Second harmonic distortion (or H2) of a 1kHz tone will produce a 2kHz tone, and the resemblance with acoustic instruments ends there. Playing higher and lower on the latter will excite different harmonics, formants and phase relationships, so examining notes an octave apart won’t show an exact doubling or halving of spectra unless it’s done artificially, through electronic means.

Chords are combinations of notes whose intervals follow certain ratios (4:5:6 for a major chord, 10:12:15 for a minor chord), not necessary based on the octave (2:1)—try 160:192:231 for a diminished chord. The more instruments are added, the more dense the resulting spectrum, the less clear the mathematical relationships in a given musical passage. Overlaying a 2:1 upshifted copy of that spectrum on top of the original could easily produce strong, but inharmonic frequency components. Mix 100% H2 (equal strength original and harmonic) into music and see how well it fits.

The higher order the harmonic produced by playback gear, the less you can count on masking to work. There's little inherently musical found here. It has to be shaped for individual components of the music, applied in some areas but not others.
Class A, B, AB, D, G, H (and onwards) amps?

An amplifier superimposes mains power on the weaker incoming signal. All that’s necessary is for the first to be added to the second in a controlled manner. The operational class defines how this is generally achieved, also called electrical bias.

Like everything, there are understood compromises:
  • Class A, B and AB amplifiers are less efficient, with between 30%–70% of power dissipated as heat, which requires heavy heatsinks and large (usually linear) power supplies.
  • Class G and H are variations on Class AB designs, and are generally more efficient, dissipating 30%–50% as heat, while Class D amplifiers are even more efficient, with just 10%–20% of power dissipated as heat, and can be quite small. The main downside is that these amplifiers use high frequency switching to generate the necessary power, producing a lot of above audible band noise that can (but in practice doesn’t) interfere with the signal. Certain low cost Class D amplifiers show load dependency, which is a variation in performance depending on the electrical impedance of loudspeakers they're supposed to power.
A perfect amplifier would generate no heat, add none of its own noise or distortion to the signal and never run out of power. But in audio you get a little of bit of everything you don’t want with everything you do. What’s clear is that the letters are important only to explain heat and weight, and that the numbers (the measurements) explain the rest.
White boxes? Black boxes?
These are terms from information theory. A white box is a system that behaves in a known way.

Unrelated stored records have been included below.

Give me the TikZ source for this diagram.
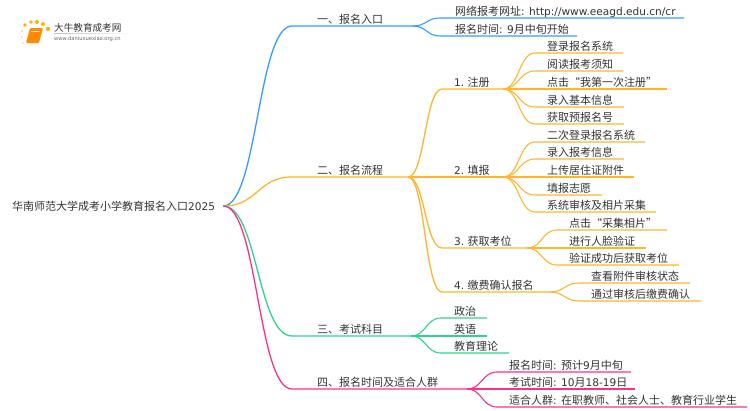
\documentclass[tikz,border=0pt]{standalone}
\usepackage{fontspec}
\setmainfont{Noto Sans CJK SC}
\newfontfamily\lat[Scale=0.96]{DejaVu Sans}
\usetikzlibrary{calc}
\definecolor{mapblue}{HTML}{339CFF}
\definecolor{maporange}{HTML}{FFB52E}
\definecolor{mapgreen}{HTML}{2ED48C}
\definecolor{mappink}{HTML}{FF2E8B}
\definecolor{maptext}{HTML}{333333}
\tikzset{
	lab/.style={inner sep=0, anchor=base west, text=maptext, font=\fontsize{11}{13}\selectfont},
	bough/.style={line width=1.3pt},
	leafline/.style={line width=1.1pt},
}
% colour, parent point, name, (start x, y, end x), text x, text
\def\twig[#1](#2)(#3)(#4,#5,#6)(#7)#8{
	\coordinate (#3a) at (#4,#5);
	\coordinate (#3b) at (#6,#5);
	\node[lab] (#3) at (#7,{#5-2.8}) {#8};
	\draw[#1] (#2) .. controls ($(#2)!0.5!(#2 -| #3a)$) and ($(#3a)!0.5!(#3a -| #2)$) .. (#3a) -- (#3b);
}

\begin{document}
\begin{tikzpicture}[x=1pt, y=-1pt]
	\useasboundingbox (0, 0) rectangle (750, 410);
	%%%%% LOGO %%%%%
	\fill[rounded corners=1pt, color=orange!90!yellow] (30, 28) -- (43, 28) -- (39, 43) -- (26, 43) -- cycle;
	\draw[line width=0.5pt, color=white!80!orange] (31, 31) -- (40, 31);
	\fill[color=orange!60!yellow] (25, 25) circle (1.8);
	\fill[color=orange!60!yellow] (31, 22) circle (1.9);
	\fill[color=orange!60!yellow] (37, 22) circle (2);
	\fill[color=orange!60!yellow] (43, 24) circle (2);
	\fill[color=orange!60!yellow] (48, 29) circle (2.2);
	\fill[color=orange!40!white] (22, 31) circle (1.2);
	\fill[color=orange!40!white] (22, 37) circle (1);
	\fill[color=orange!40!white] (23, 43) circle (0.8);
	\node[inner sep=0, anchor=west, text=maptext, font=\fontsize{9.6}{11}\selectfont] (logoname) at (54, 27.5) {大牛教育成考网};
	\node[inner sep=0, anchor=west, text=black!60, font=\fontsize{5.4}{6}\lat] (logourl) at (54, 39) {www.daniuxuexiao.org.cn};
	\shade[left color=black!25, right color=white] (54, 33) rectangle (134, 33.6);

	%%%%% ROOT %%%%%
	\node[lab, anchor=west, inner xsep=8pt] (root) at (4, 206) {华南师范大学成考小学教育报名入口{\lat 2025}};

	%%%%% BLUE %%%%%
	\twig[mapblue, bough](root.east)(entry)(292,26,413)(317){一、报名入口}
	\twig[mapblue, leafline](entryb)(site)(440,18,684)(455){网络报考网址{\lat : http://www.eeagd.edu.cn/cr}}
	\twig[mapblue, leafline](entryb)(start)(440,36,577)(455){报名时间{\lat : 9}月中旬开始}

	%%%%% ORANGE %%%%%
	\twig[maporange, bough](root.east)(flow)(292,177,408)(317){二、报名流程}

	\twig[maporange, bough](flowb)(reg)(442,89,503)(454){{\lat 1.} 注册}
	\twig[maporange, leafline](regb)(rega)(535,53,623)(547){登录报名系统}
	\twig[maporange, leafline](regb)(regc)(535,71,623)(547){阅读报考须知}
	\twig[maporange, leafline](regb)(regd)(535,89,667)(547){点击“我第一次注册”}
	\twig[maporange, leafline](regb)(rege)(535,107,624)(547){录入基本信息}
	\twig[maporange, leafline](regb)(regf)(535,124,624)(547){获取预报名号}

	\twig[maporange, bough](flowb)(fill)(442,177,503)(454){{\lat 2.} 填报}
	\twig[maporange, leafline](fillb)(filla)(535,142,645)(547){二次登录报名系统}
	\twig[maporange, leafline](fillb)(fillc)(535,159,624)(547){录入报考信息}
	\twig[maporange, leafline](fillb)(filld)(535,177,634)(547){上传居住证附件}
	\twig[maporange, leafline](fillb)(fille)(535,195,602)(547){填报志愿}
	\twig[maporange, leafline](fillb)(fillf)(535,212,656)(547){系统审核及相片采集}

	\twig[maporange, bough](flowb)(seat)(442,248,527)(454){{\lat 3.} 获取考位}
	\twig[maporange, leafline](seatb)(seata)(557,230,667)(569){点击“采集相片”}
	\twig[maporange, leafline](seatb)(seatc)(557,248,646)(569){进行人脸验证}
	\twig[maporange, leafline](seatb)(seatd)(557,265,679)(569){验证成功后获取考位}

	\twig[maporange, bough](flowb)(pay)(442,292,550)(454){{\lat 4.} 缴费确认报名}
	\twig[maporange, leafline](payb)(paya)(579,283,690)(591){查看附件审核状态}
	\twig[maporange, leafline](payb)(payc)(579,301,701)(591){通过审核后缴费确认}

	%%%%% GREEN %%%%%
	\twig[mapgreen, bough](root.east)(exam)(292,336,411)(317){三、考试科目}
	\twig[mapgreen, leafline](examb)(exama)(441,318,487)(454){政治}
	\twig[mapgreen, leafline](examb)(examc)(441,336,487)(454){英语}
	\twig[mapgreen, leafline](examb)(examd)(441,353,509)(454){教育理论}

	%%%%% PINK %%%%%
	\twig[mappink, bough](root.east)(time)(292,389,467)(317){四、报名时间及适合人群}
	\twig[mappink, leafline](timeb)(timea)(497,372,631)(509){报名时间{\lat : }预计{\lat 9}月中旬}
	\twig[mappink, leafline](timeb)(timec)(497,389,635)(509){考试时间{\lat : 10}月{\lat 18-19}日}
	\twig[mappink, leafline](timeb)(timed)(497,407,747)(509){适合人群{\lat : }在职教师、社会人士、教育行业学生}
\end{tikzpicture}
\end{document}
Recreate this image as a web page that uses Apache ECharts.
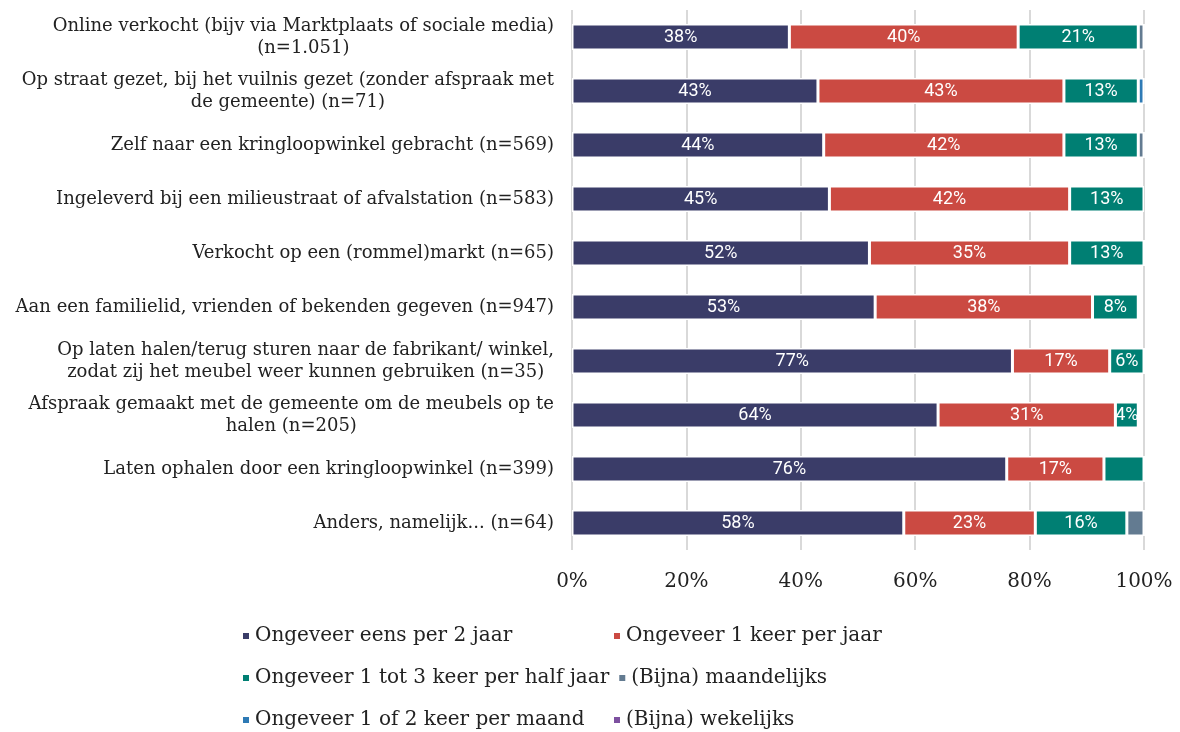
<!DOCTYPE html>
<html>
<head>
<meta charset="utf-8">
<style>
  html, body { margin: 0; padding: 0; background: #fff; }
  #chart { width: 1180px; height: 732px; }
</style>
<script src="https://cdn.jsdelivr.net/npm/echarts@6/dist/echarts.min.js"></script>
</head>
<body>
<div id="chart"></div>
<script>
// categories (top to bottom as in the picture)
const categories = [
  'Online verkocht (bijv via Marktplaats of sociale media)\n(n=1.051)',
  'Op straat gezet, bij het vuilnis gezet (zonder afspraak met\nde gemeente) (n=71)',
  'Zelf naar een kringloopwinkel gebracht (n=569)',
  'Ingeleverd bij een milieustraat of afvalstation (n=583)',
  'Verkocht op een (rommel)markt (n=65)',
  'Aan een familielid, vrienden of bekenden gegeven (n=947)',
  'Op laten halen/terug sturen naar de fabrikant/ winkel,\nzodat zij het meubel weer kunnen gebruiken (n=35)',
  'Afspraak gemaakt met de gemeente om de meubels op te\nhalen (n=205)',
  'Laten ophalen door een kringloopwinkel (n=399)',
  'Anders, namelijk... (n=64)'
];

const seriesNames = [
  'Ongeveer eens per 2 jaar',
  'Ongeveer 1 keer per jaar',
  'Ongeveer 1 tot 3 keer per half jaar',
  '(Bijna) maandelijks',
  'Ongeveer 1 of 2 keer per maand',
  '(Bijna) wekelijks'
];

const colors = ['#3a3c68', '#cb4a42', '#007f73', '#637b91', '#2e7ab5', '#7d50a0'];

// values in %, same order as categories
const eensPer2Jaar   = [38, 43, 44, 45, 52, 53, 77, 64, 76, 58];
const keerPerJaar    = [40, 43, 42, 42, 35, 38, 17, 31, 17, 23];
const perHalfJaar    = [21, 13, 13, 13, 13, 8, 6, 4, 7, 16];
const maandelijks    = [1, 0, 1, 0.3, 0, 0, 0, 0, 0, 3];
const perMaand       = [0, 1, 0, 0, 0, 0, 0, 0.5, 0, 0];
const wekelijks      = [0, 0, 0, 0, 0, 0, 0, 0, 0, 0];

// labels that are not shown in the picture (too narrow)
const hiddenLabels = { 2: [8] };

const xTicks = [0, 20, 40, 60, 80, 100];

const allValues = [eensPer2Jaar, keerPerJaar, perHalfJaar, maandelijks, perMaand, wekelijks];

const chart = echarts.init(document.getElementById('chart'));

const series = allValues.map((vals, si) => ({
  name: seriesNames[si],
  type: 'bar',
  stack: 'total',
  barWidth: 26,
  itemStyle: { color: colors[si], borderColor: '#fff', borderWidth: 1.5 },
  label: {
    show: si < 3,
    position: 'inside',
    color: '#fff',
    fontFamily: 'Roboto',
    fontSize: 18,
    formatter: p => (p.value >= 3 ? p.value + '%' : '')
  },
  data: vals.map((v, i) => {
    const hide = (hiddenLabels[si] || []).includes(i);
    return hide ? { value: v, label: { show: false } } : v;
  })
}));

const option = {
  animation: false,
  grid: { left: 572, right: 36, top: 10, bottom: 182 },
  xAxis: {
    type: 'value',
    min: 0,
    max: 100,
    interval: 20,
    axisLine: { show: false },
    axisTick: { show: false },
    splitLine: { show: true, lineStyle: { color: '#d9d9d9', width: 2 } },
    axisLabel: {
      formatter: v => xTicks.includes(v) ? v + '%' : '',
      fontFamily: 'DejaVu Serif',
      fontSize: 20,
      color: '#222',
      margin: 22
    }
  },
  yAxis: {
    type: 'category',
    inverse: true,
    data: categories,
    axisLine: { show: false },
    axisTick: { show: false },
    axisLabel: {
      margin: 18,
      formatter: v => v.split('\n').map(l => '{c|' + l + '}').join('\n'),
      rich: {
        c: {
          align: 'center',
          fontFamily: 'DejaVu Serif',
          fontSize: 18,
          lineHeight: 22,
          color: '#222'
        }
      }
    }
  },
  legend: {
    data: seriesNames,
    left: 236,
    top: 614,
    width: 760,
    icon: 'rect',
    itemWidth: 8,
    itemHeight: 8,
    itemGap: 8,
    selectedMode: false,
    textStyle: {
      fontFamily: 'DejaVu Serif',
      fontSize: 20,
      color: '#222',
      width: 349,
      lineHeight: 34
    }
  },
  series: series
};

chart.setOption(option);
</script>
</body>
</html>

A black box behaves in an unknown way.

They are useful for characterizing the behavior of certain audio products, with the operative distinction being exactness. Audio products with a comprehensive set of good measurements can be called white boxes. But the majority are black boxes, where it really is unclear what they do beyond certain basic functions (that it’s a preamp, that it has balanced connections, but not what levels it can accept and output, or how if its volume control maintains consistent balance as you attenuate or boost the input signal).

Preference?
The ability to form a preference should not be assumed outright. Some circumstances really don't permit it. One part of being a good listener is learning to make distinctions and identifying differences. The other is learning when you can't do so and operate with a lighter relationship to what you hear.

If you perform a listening test casually, without attempting to define controls and procedures, then you should treat the results casually as well.